DIRECTIONS FOR THIS TASK:
Give again, exactly as written, the lines of the records below from the line with "Write the matplotlib code for this chart." to the line with "fig.patch.set_linewidth(1.5)". Both end lines count; pictures do not.

TASK DATA:
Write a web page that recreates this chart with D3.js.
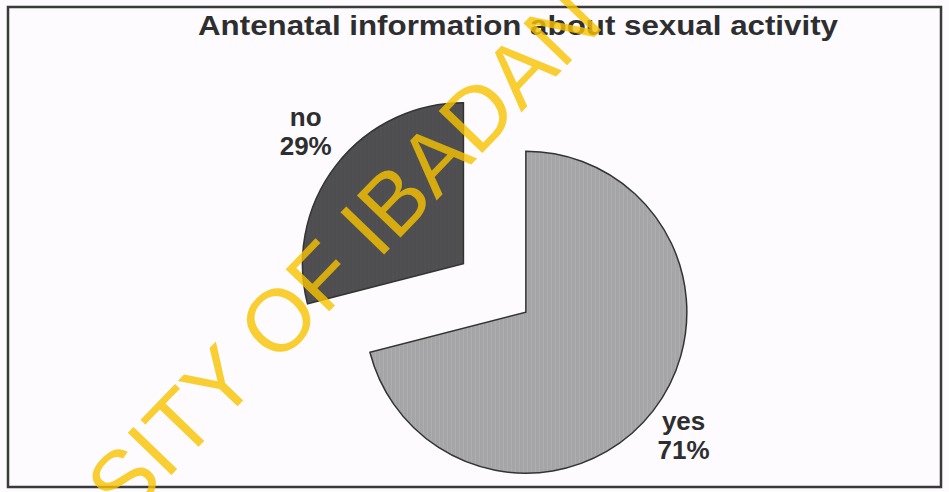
<!DOCTYPE html>
<html>
<head>
<meta charset="utf-8">
<script src="https://cdn.jsdelivr.net/npm/d3@7"></script>
<style>
  body { margin: 0; background: #fdfbfd; }
  svg { display: block; }
</style>
</head>
<body>
<div id="chart"></div>
<script>
// chart data
var categories = ["yes", "no"];
var values = [71, 29];
var percentLabels = ["71%", "29%"];
var explode = [15, 64];
var colors = ["#a5a5a7", "#4e4e50"];
var chartTitle = "Antenatal information about sexual activity";
var watermark = "SITY OF IBADAN";

let width = 949;
let height = 492;
let radius = 161;

var svg = d3.select('#chart')
    .append('svg')
    .attr('width', width)
    .attr('height', height);

var defs = svg.append('defs');

// scanned look: faint vertical streaks on the slices
colors.forEach(function (c, i) {
    var p = defs.append('pattern')
        .attr('id', 'tex' + i)
        .attr('patternUnits', 'userSpaceOnUse')
        .attr('width', 4)
        .attr('height', 4);
    p.append('rect').attr('width', 4).attr('height', 4).attr('fill', c);
    p.append('rect').attr('x', 1).attr('width', 0.6).attr('height', 4)
        .attr('fill', d3.color(c).brighter(0.25));
});

// frame
svg.append('rect')
    .attr('x', 8)
    .attr('y', 7)
    .attr('width', 933)
    .attr('height', 480)
    .attr('fill', 'none')
    .style('stroke', '#3a3a3a')
    .style('stroke-width', 2.5);

svg.append('text')
    .attr('x', 518)
    .attr('y', 35)
    .attr('text-anchor', 'middle')
    .attr('textLength', 640)
    .attr('lengthAdjust', 'spacingAndGlyphs')
    .style('font-family', '"Liberation Sans", Arial, sans-serif')
    .style('font-weight', 'bold')
    .style('font-size', '27px')
    .style('fill', '#2e2e30')
    .text(chartTitle);

var g = svg.append('g')
    .attr('transform', 'translate(514,303)');

var pie = d3.pie().sort(null).value(d => d.value);

var arc = d3.arc()
    .innerRadius(0)
    .outerRadius(radius);

var labelArc = d3.arc()
    .innerRadius(radius * 1.24)
    .outerRadius(radius * 1.24);

var rows = categories.map(function (c, i) {
    return { name: c, value: values[i], pct: percentLabels[i], explode: explode[i], idx: i };
});

var slices = g.selectAll('g.slice')
    .data(pie(rows))
    .enter().append('g')
    .attr('class', 'slice')
    .attr('transform', function (d) {
        var mid = (d.startAngle + d.endAngle) / 2;
        return 'translate(' + (Math.sin(mid) * d.data.explode) + ',' + (-Math.cos(mid) * d.data.explode) + ')';
    });

slices.append('path')
    .attr('d', arc)
    .style('fill', d => 'url(#tex' + d.data.idx + ')')
    .style('stroke', '#333')
    .style('stroke-width', 1.5);

var labels = slices.append('text')
    .attr('transform', d => 'translate(' + labelArc.centroid(d) + ')')
    .attr('text-anchor', 'middle')
    .style('font-family', '"Liberation Sans", Arial, sans-serif')
    .style('font-weight', 'bold')
    .style('font-size', '26px')
    .style('fill', '#2e2e30');

// labels above the centre sit a bit higher
function upper(d) { return Math.cos((d.startAngle + d.endAngle) / 2) > 0; }

labels.append('tspan').attr('x', 0).attr('y', d => upper(d) ? -15 : -5).text(d => d.data.name);
labels.append('tspan').attr('x', 0).attr('y', d => upper(d) ? 14 : 24).text(d => d.data.pct);

// library watermark across the scan
svg.append('text')
    .attr('transform', 'translate(125,523) rotate(-46)')
    .style('font-family', '"Liberation Sans", Arial, sans-serif')
    .style('font-size', '88px')
    .style('fill', '#f7c300')
    .style('fill-opacity', 0.8)
    .text(watermark);
</script>
</body>
</html>
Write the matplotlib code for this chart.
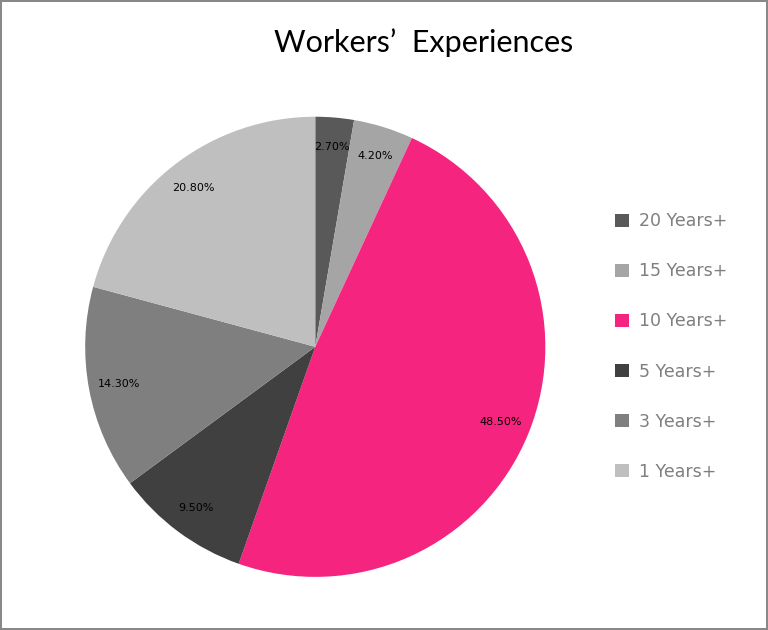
import matplotlib
matplotlib.use("Agg")
import matplotlib.pyplot as plt
from matplotlib.patches import Patch

labels = ["20 Years+", "15 Years+", "10 Years+", "5 Years+", "3 Years+", "1 Years+"]
values = [2.7, 4.2, 48.5, 9.5, 14.3, 20.8]
colors = ["#595959", "#a5a5a5", "#f5247f", "#404040", "#7f7f7f", "#bfbfbf"]

fig = plt.figure(figsize=(7.68, 6.3), dpi=100)
fig.patch.set_edgecolor("#888888")
fig.patch.set_linewidth(1.5)

ax = fig.add_axes([0.036, -0.007, 0.749, 0.913])
wedges, _, autotexts = ax.pie(values, colors=colors, startangle=90, counterclock=False,
                              autopct=lambda p: "%.2f%%" % p, pctdistance=0.87,
                              wedgeprops=dict(linewidth=0),
                              textprops=dict(fontsize=8, color="black"))
ax.set_aspect("equal")

fig.text(0.552, 0.933, "Workers\u2019  Experiences", ha="center", va="center",
         fontsize=22, family="Lato")

handles = [Patch(facecolor=c, label=l) for c, l in zip(colors, labels)]
leg = fig.legend(handles=handles, loc="center left", bbox_to_anchor=(0.78, 0.45),
                 frameon=False, fontsize=12.5, labelspacing=1.85,
                 handlelength=0.8, handleheight=0.8, handletextpad=0.6)
for t in leg.get_texts():
    t.set_color("#7f7f7f")

fig.savefig("out.png", dpi=100, edgecolor=fig.get_edgecolor())
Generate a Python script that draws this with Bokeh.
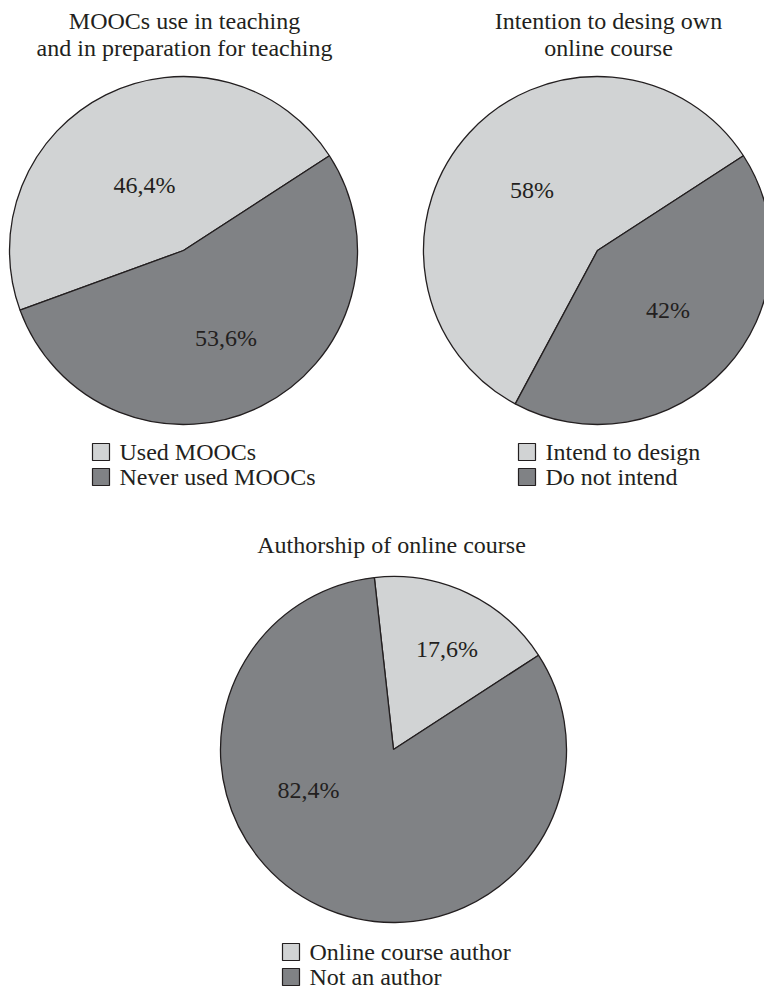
from math import radians

from bokeh.core.properties import value
from bokeh.embed import file_html
from bokeh.models import ColumnDataSource, Range1d
from bokeh.plotting import figure
from bokeh.resources import INLINE

# ---- data -------------------------------------------------------------
mooc_title = ["MOOCs use in teaching", "and in preparation for teaching"]
mooc_labels = ["Used MOOCs", "Never used MOOCs"]
mooc_values = [46.4, 53.6]

intent_title = ["Intention to desing own", "online course"]
intent_labels = ["Intend to design", "Do not intend"]
intent_values = [58, 42]

author_title = ["Authorship of online course"]
author_labels = ["Online course author", "Not an author"]
author_values = [17.6, 82.4]

# ---- styling / layout ---------------------------------------------------
W, H = 764, 991
FONT = value("Liberation Serif")
SIZE = value("24px")
INK = "#231f20"
SLICE_COLORS = ["#d1d3d4", "#808285"]
START_DEG = 33.0
TEXT_SHIFT = 9     # raise text so the drawn baseline lands on the target line

# every position below is in screen pixels measured from the top-left corner
charts = [
    dict(values=mooc_values, labels=mooc_labels, title=mooc_title,
         center=(183, 250), radius=174,
         title_x=184, title_y=29,
         label_offsets=[(-39, -57), (42.5, 96)],
         legend_x=92, legend_y=443),
    dict(values=intent_values, labels=intent_labels, title=intent_title,
         center=(597, 250), radius=174,
         title_x=608, title_y=29,
         label_offsets=[(-65.5, -52), (70.5, 68)],
         legend_x=518, legend_y=443),
    dict(values=author_values, labels=author_labels, title=author_title,
         center=(393, 749), radius=173,
         title_x=391, title_y=553,
         label_offsets=[(53.5, -92), (-85, 49)],
         legend_x=282, legend_y=943),
]
LINE_GAP = 27      # title line spacing
ROW_GAP = 25       # legend row spacing
BOX = 17           # legend swatch size
TEXT_GAP = 10      # swatch to legend text


def fy(py):
    """screen y (down) -> data y (up)"""
    return H - py


def ty(py):
    """screen baseline y -> data y for a text glyph"""
    return H - py + TEXT_SHIFT


def pct(v):
    s = f"{v:g}".replace(".", ",")
    return s + "%"


p = figure(width=W, height=H, x_range=Range1d(0, W), y_range=Range1d(0, H),
           x_axis_type=None, y_axis_type=None, toolbar_location=None,
           output_backend="svg", min_border=0, outline_line_color=None,
           background_fill_color="white", border_fill_color="white")
p.xgrid.visible = False
p.ygrid.visible = False

for c in charts:
    cx, cy = c["center"]
    total = sum(c["values"])
    starts, ends = [], []
    a = START_DEG
    for v in c["values"]:
        starts.append(radians(a))
        a += 360.0 * v / total
        ends.append(radians(a))

    wedges = ColumnDataSource(dict(
        x=[cx] * len(c["values"]), y=[fy(cy)] * len(c["values"]),
        start=starts, end=ends, color=SLICE_COLORS[:len(c["values"])]))
    p.wedge(x="x", y="y", radius=c["radius"], start_angle="start",
            end_angle="end", direction="anticlock", fill_color="color",
            line_color=INK, line_width=1.3, source=wedges)

    # percentage labels
    p.text(x=[cx + dx for dx, _ in c["label_offsets"]],
           y=[ty(cy + dy) for _, dy in c["label_offsets"]],
           text=[pct(v) for v in c["values"]],
           text_font=FONT, text_font_size=SIZE, text_color=INK,
           text_align="center", text_baseline="alphabetic")

    # title
    p.text(x=[c["title_x"]] * len(c["title"]),
           y=[ty(c["title_y"] + i * LINE_GAP) for i in range(len(c["title"]))],
           text=c["title"], text_font=FONT, text_font_size=SIZE,
           text_color=INK, text_align="center", text_baseline="alphabetic")

    # legend
    n = len(c["labels"])
    lx, ly = c["legend_x"], c["legend_y"]
    p.rect(x=[lx + BOX / 2] * n,
           y=[fy(ly + BOX / 2 + i * ROW_GAP) for i in range(n)],
           width=BOX, height=BOX, fill_color=SLICE_COLORS[:n],
           line_color=INK, line_width=1.2)
    p.text(x=[lx + BOX + TEXT_GAP] * n,
           y=[ty(ly + BOX + i * ROW_GAP) for i in range(n)],
           text=c["labels"], text_font=FONT, text_font_size=SIZE,
           text_color=INK, text_align="left", text_baseline="alphabetic")

open("out.html", "w").write(file_html(p, INLINE))
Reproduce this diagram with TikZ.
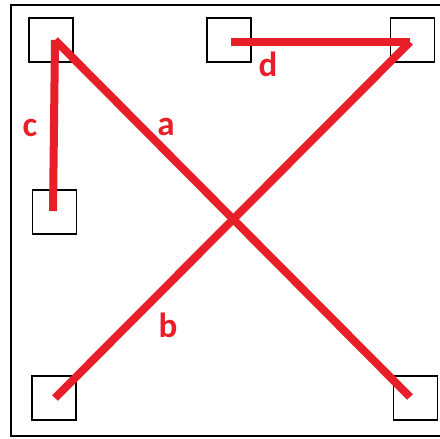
\documentclass[tikz,border=0pt]{standalone}
\usepackage{fontspec}
\setmainfont{Carlito}
\usepackage{tikz}
\usetikzlibrary{positioning,calc}
\usepackage{xcolor}
\definecolor{wirered}{RGB}{232,30,40}

\begin{document}
\begin{tikzpicture}[
  x=1pt, y=-1pt,
  pad/.style={draw, rectangle, line width=1.6pt, minimum size=44pt, inner sep=0pt},
  wire/.style={draw=wirered, line width=8pt},
  lbl/.style={text=wirered, font=\fontsize{35}{35}\selectfont\bfseries, anchor=base, inner sep=0pt}
]
  \useasboundingbox (0,0) rectangle (440,439);
  \draw[line width=2pt] (446,5) -- (11,5) -- (11,436) -- (446,436);

  \node[pad] (TL) at (51,40) {};
  \node[pad] (TM) at (228.7,40) {};
  \node[pad] (TR) at (412.5,40) {};
  \node[pad] (LM) at (54.3,212) {};
  \node[pad] (BL) at (53.8,397.7) {};
  \node[pad] (BR) at (415.5,397.7) {};

  \coordinate (pTL) at (55,40);
  \coordinate (pTM) at (231,42);
  \coordinate (pTR) at (410,42);
  \coordinate (pLM) at (53,211);
  \coordinate (pBL) at (55,398);
  \coordinate (pBR) at (410,397);

  \draw[wire] (pLM) -- (pTL);
  \draw[wire] (pTL) -- (pBR);
  \draw[wire] (pBL) -- (pTR);
  \draw[wire] (pTM) -- (pTR);

  \node[lbl] (la) at (166,135) {a};
  \node[lbl] (lb) at (168,337) {b};
  \node[lbl] (lc) at (30,136) {c};
  \node[lbl] (ld) at (268,77) {d};
\end{tikzpicture}
\end{document}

WRITTEN REPLY:
Write the matplotlib code for this chart.
import matplotlib
matplotlib.use("Agg")
import matplotlib.pyplot as plt
from matplotlib.patches import Patch

labels = ["20 Years+", "15 Years+", "10 Years+", "5 Years+", "3 Years+", "1 Years+"]
values = [2.7, 4.2, 48.5, 9.5, 14.3, 20.8]
colors = ["#595959", "#a5a5a5", "#f5247f", "#404040", "#7f7f7f", "#bfbfbf"]

fig = plt.figure(figsize=(7.68, 6.3), dpi=100)
fig.patch.set_edgecolor("#888888")
fig.patch.set_linewidth(1.5)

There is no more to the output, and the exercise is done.